Load the feature table and sequentially apply three detection logics: (1) Isotope detection: identify features differing by 1.003 Da (carbon-13 shift) within a retention time window, indicating the same compound at different mass isotopologue states. (2) Adduct detection: identify features related by common adduct mass shifts (+H, +Na, +NH4, +K, –H), which represent the same molecular mass ionized differently. (3) In-source fragment detection: identify features related by characteristic neutral losses (–H2O, –NH3), representing molecular fragmentation occurring before or during ionization. Assign each feature a group ID and annotation label based on detected relationships, outputting an annotated feature table with group membership and annotation type.
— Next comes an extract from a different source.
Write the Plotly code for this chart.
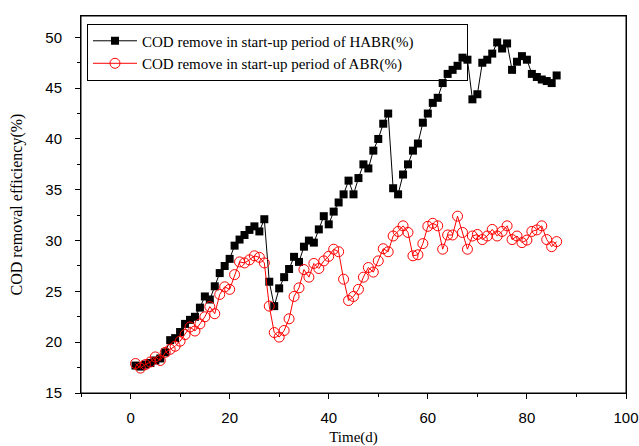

The rationale is that masscube implements confident grouping logic that distinguishes true chemical variants from instrumental artifacts or data processing duplicates.

## Related tools

- **masscube** (implements feature group annotation mechanism with isotope, adduct, and in-source fragment detection logic) — https://github.com/huaxuyu/masscube/
- **Python** (runtime environment for masscube package)

## Evaluation signals

- Every feature in the output table has a non-null group ID and annotation label
- Features within a group have m/z differences matching expected shifts: ~1.003 Da (isotopes), adduct mass deltas (+18.01 for NH4, +22.99 for Na, etc.), or neutral loss patterns (18.01 for H2O, 17.01 for NH3)
- Features within a group share approximately identical retention times (within the configured window)
- No feature is assigned to multiple groups (group IDs are mutually exclusive)
- Ungrouped features (singletons) retain valid group IDs and are labeled as such, indicating the annotation completed fully

## Limitations

- Detection accuracy depends on mass accuracy and resolution of the LC-MS instrument; lower resolution or higher mass error may cause false negatives in group assignment
- Retention time window tolerance must be calibrated for the specific LC method; overly strict windows miss legitimate co-eluting isotopologues, while permissive windows create false positive groupings
- In-source fragmentation detection relies on predefined neutral loss patterns; novel or compound-specific losses not in the reference list will be missed
- Overlapping groups or complex multi-isotope/multi-adduct features may not be fully disambiguated by sequential application of detection logics

## Evidence

- [other] masscube implements a feature group annotation mechanism that confidently labels features as isotopes, adducts, and in-source fragments.: "masscube implements a feature group annotation mechanism that confidently labels features as isotopes, adducts, and in-source fragments."
- [other] Apply isotope detection logic to identify features differing by 1.003 Da (carbon-13 isotope shift) within a retention time window.: "Apply isotope detection logic to identify features differing by 1.003 Da (carbon-13 isotope shift) within a retention time window."
- [other] Apply adduct detection to identify features related by common adduct mass shifts (e.g., +H, +Na, +NH4, +K, –H).: "Apply adduct detection to identify features related by common adduct mass shifts (e.g., +H, +Na, +NH4, +K, –H)."
- [other] Apply in-source fragment detection to identify features related by characteristic neutral loss patterns (e.g., –H2O, –NH3).: "Apply in-source fragment detection to identify features related by characteristic neutral loss patterns (e.g., –H2O, –NH3)."
- [intro] Confident annotation of feature groups including isotopes, adducts and in-source fragments.: "Confident annotation of feature groups including isotopes, adducts and in-source fragments."
- [readme] masscube is an integrated Python package for liquid chromatography-mass spectrometry (LC-MS) data processing.: "masscube is an integrated Python package for liquid chromatography-mass spectrometry (LC-MS) data processing."